# WHAT TO WORK ON
Leave out the pictures and copy everything else in the entries exactly.

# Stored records
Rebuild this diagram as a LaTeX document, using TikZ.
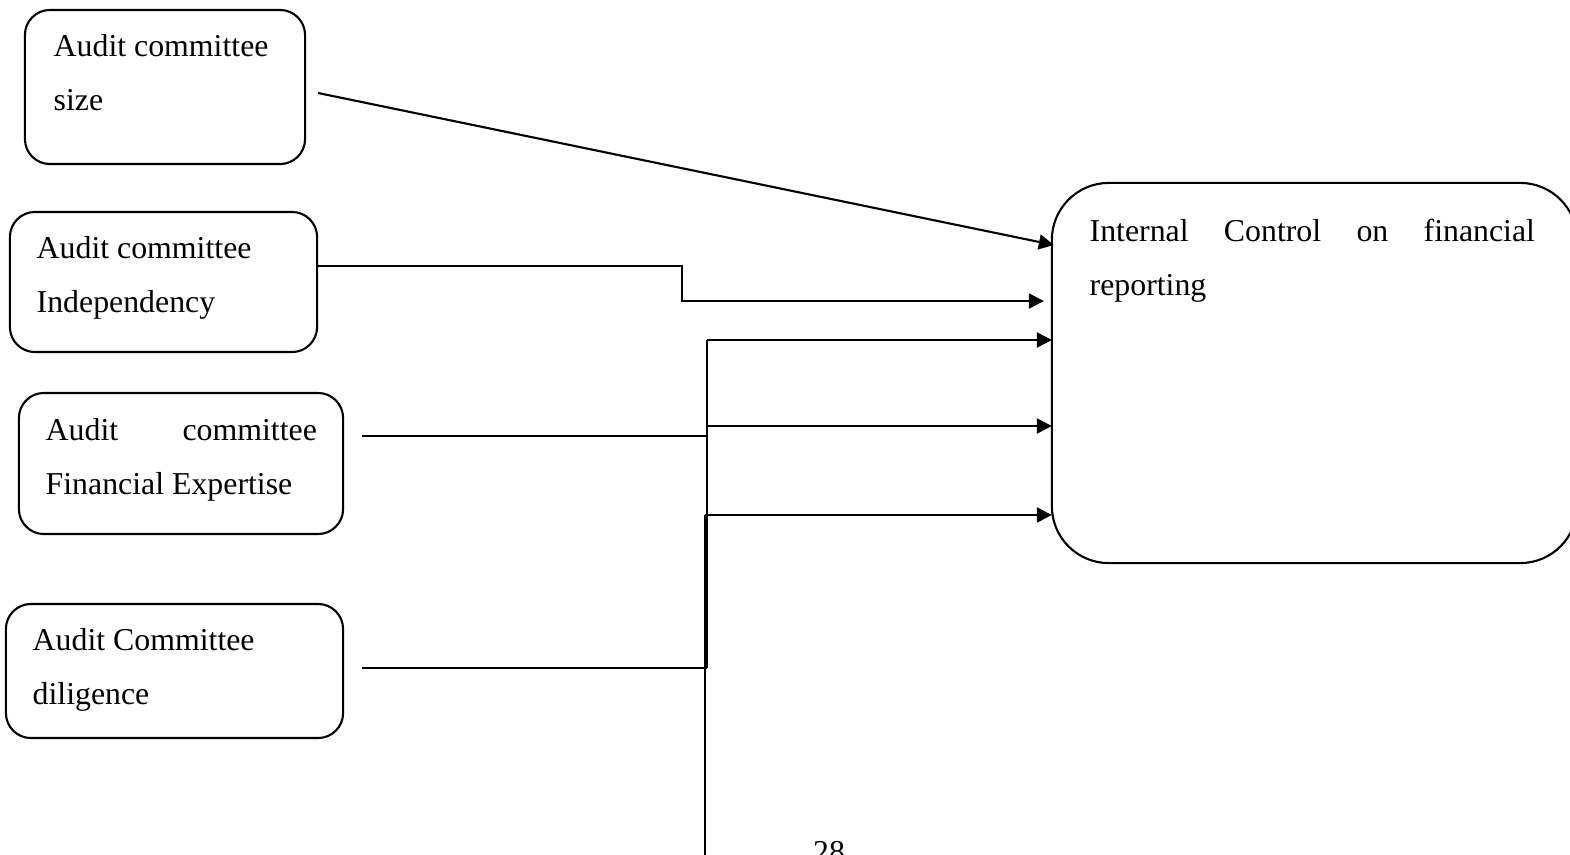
\documentclass[tikz,border=0pt]{standalone}
\usepackage{fontspec}
\setmainfont{Liberation Serif}
\usetikzlibrary{arrows.meta,calc}

\newcommand{\boxfont}{\fontsize{9.05pt}{15.6pt}\selectfont\hyphenpenalty=10000\exhyphenpenalty=10000\tolerance=9999}

\tikzset{
  factor/.style={draw, line width=0.6pt, rounded corners=0.25cm, inner sep=0pt, outer sep=0pt},
  outcome/.style={draw, line width=0.6pt, rounded corners=0.57cm, inner sep=0pt, outer sep=0pt},
  caption/.style={anchor=base west, inner sep=0pt, font=\boxfont, text width=#1, align=justify},
  caption/.default=4cm,
  wire/.style={line width=0.6pt},
  link/.style={wire, -{Triangle[length=0.15cm,width=0.15cm]}}
}

\begin{document}
\begin{tikzpicture}[x=0.01cm, y=-0.01cm]
  \useasboundingbox (0,0) rectangle (1570,854);
  \clip (0,0) rectangle (1570,854);

  % the four committee boxes
  \node[factor, minimum width=2.80cm, minimum height=1.54cm] (size) at (165,87) {};
  \node[factor, minimum width=3.07cm, minimum height=1.40cm] (indep) at (163.5,282) {};
  \node[factor, minimum width=3.24cm, minimum height=1.41cm] (expert) at (181,463.5) {};
  \node[factor, minimum width=3.37cm, minimum height=1.34cm] (dilig) at (174.5,671) {};
  % outcome box, runs off the right edge
  \node[outcome, minimum width=5.25cm, minimum height=3.80cm] (control) at (1314.5,373) {};

  \node[caption] (sizetxt) at (53,56) {Audit committee\\size};
  \node[caption] (indeptxt) at (36,258) {Audit committee\\Independency};
  \node[caption=2.71cm] (experttxt) at (45,440) {Audit committee Financial Expertise};
  \node[caption] (diligtxt) at (32,650) {Audit Committee\\diligence};
  \node[caption=4.45cm] (controltxt) at (1089,241) {Internal Control on financial reporting};

  % connectors
  \draw[link] ($(size.east)+(13,6)$) -- ($(control.west)+(2,-128)$);
  \draw[link] ($(indep.east)+(0,-16)$) -- ++(365,0) |- ($(control.west)+(-8,-72)$);

  \coordinate (busTop) at (707,340);
  \coordinate (busLow) at (707,668);
  \coordinate (busMid) at (707,426);
  \coordinate (bus2Top) at (705,515);
  \coordinate (bus2End) at (705,880);

  \draw[wire] ($(expert.east)+(19,-27.5)$) -- (busTop |- 0,436);
  \draw[wire] ($(dilig.east)+(19,-3)$) -- (busLow);
  \draw[wire] (busTop) -- (busLow);
  \draw[wire] (bus2Top) -- (bus2End);
  \draw[link] (busTop) -- (busTop -| control.west);
  \draw[link] (busMid) -- (busMid -| control.west);
  \draw[link] (bus2Top) -- (bus2Top -| control.west);

  \node[anchor=base, inner sep=0pt, font=\boxfont] (page) at (829,862) {28};
\end{tikzpicture}
\end{document}
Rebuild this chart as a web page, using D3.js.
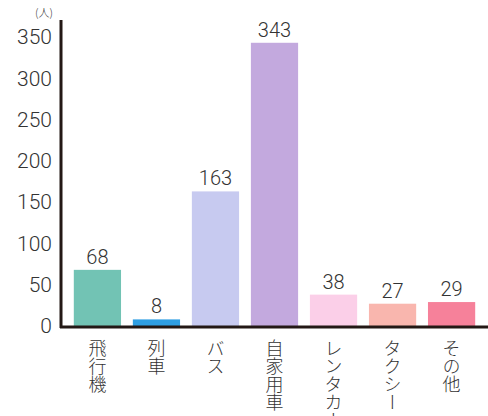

# SOLUTION FOR THIS EXERCISE
Rebuild this diagram as a LaTeX document, using TikZ.
\documentclass[tikz,border=0pt]{standalone}
\usepackage{fontspec}
\setmainfont{Liberation Serif}
\usetikzlibrary{arrows.meta,calc}

\newcommand{\boxfont}{\fontsize{9.05pt}{15.6pt}\selectfont\hyphenpenalty=10000\exhyphenpenalty=10000\tolerance=9999}

\tikzset{
  factor/.style={draw, line width=0.6pt, rounded corners=0.25cm, inner sep=0pt, outer sep=0pt},
  outcome/.style={draw, line width=0.6pt, rounded corners=0.57cm, inner sep=0pt, outer sep=0pt},
  caption/.style={anchor=base west, inner sep=0pt, font=\boxfont, text width=#1, align=justify},
  caption/.default=4cm,
  wire/.style={line width=0.6pt},
  link/.style={wire, -{Triangle[length=0.15cm,width=0.15cm]}}
}

\begin{document}
\begin{tikzpicture}[x=0.01cm, y=-0.01cm]
  \useasboundingbox (0,0) rectangle (1570,854);
  \clip (0,0) rectangle (1570,854);

  % the four committee boxes
  \node[factor, minimum width=2.80cm, minimum height=1.54cm] (size) at (165,87) {};
  \node[factor, minimum width=3.07cm, minimum height=1.40cm] (indep) at (163.5,282) {};
  \node[factor, minimum width=3.24cm, minimum height=1.41cm] (expert) at (181,463.5) {};
  \node[factor, minimum width=3.37cm, minimum height=1.34cm] (dilig) at (174.5,671) {};
  % outcome box, runs off the right edge
  \node[outcome, minimum width=5.25cm, minimum height=3.80cm] (control) at (1314.5,373) {};

  \node[caption] (sizetxt) at (53,56) {Audit committee\\size};
  \node[caption] (indeptxt) at (36,258) {Audit committee\\Independency};
  \node[caption=2.71cm] (experttxt) at (45,440) {Audit committee Financial Expertise};
  \node[caption] (diligtxt) at (32,650) {Audit Committee\\diligence};
  \node[caption=4.45cm] (controltxt) at (1089,241) {Internal Control on financial reporting};

  % connectors
  \draw[link] ($(size.east)+(13,6)$) -- ($(control.west)+(2,-128)$);
  \draw[link] ($(indep.east)+(0,-16)$) -- ++(365,0) |- ($(control.west)+(-8,-72)$);

  \coordinate (busTop) at (707,340);
  \coordinate (busLow) at (707,668);
  \coordinate (busMid) at (707,426);
  \coordinate (bus2Top) at (705,515);
  \coordinate (bus2End) at (705,880);

  \draw[wire] ($(expert.east)+(19,-27.5)$) -- (busTop |- 0,436);
  \draw[wire] ($(dilig.east)+(19,-3)$) -- (busLow);
  \draw[wire] (busTop) -- (busLow);
  \draw[wire] (bus2Top) -- (bus2End);
  \draw[link] (busTop) -- (busTop -| control.west);
  \draw[link] (busMid) -- (busMid -| control.west);
  \draw[link] (bus2Top) -- (bus2Top -| control.west);

  \node[anchor=base, inner sep=0pt, font=\boxfont] (page) at (829,862) {28};
\end{tikzpicture}
\end{document}
Rebuild this chart as a web page, using D3.js.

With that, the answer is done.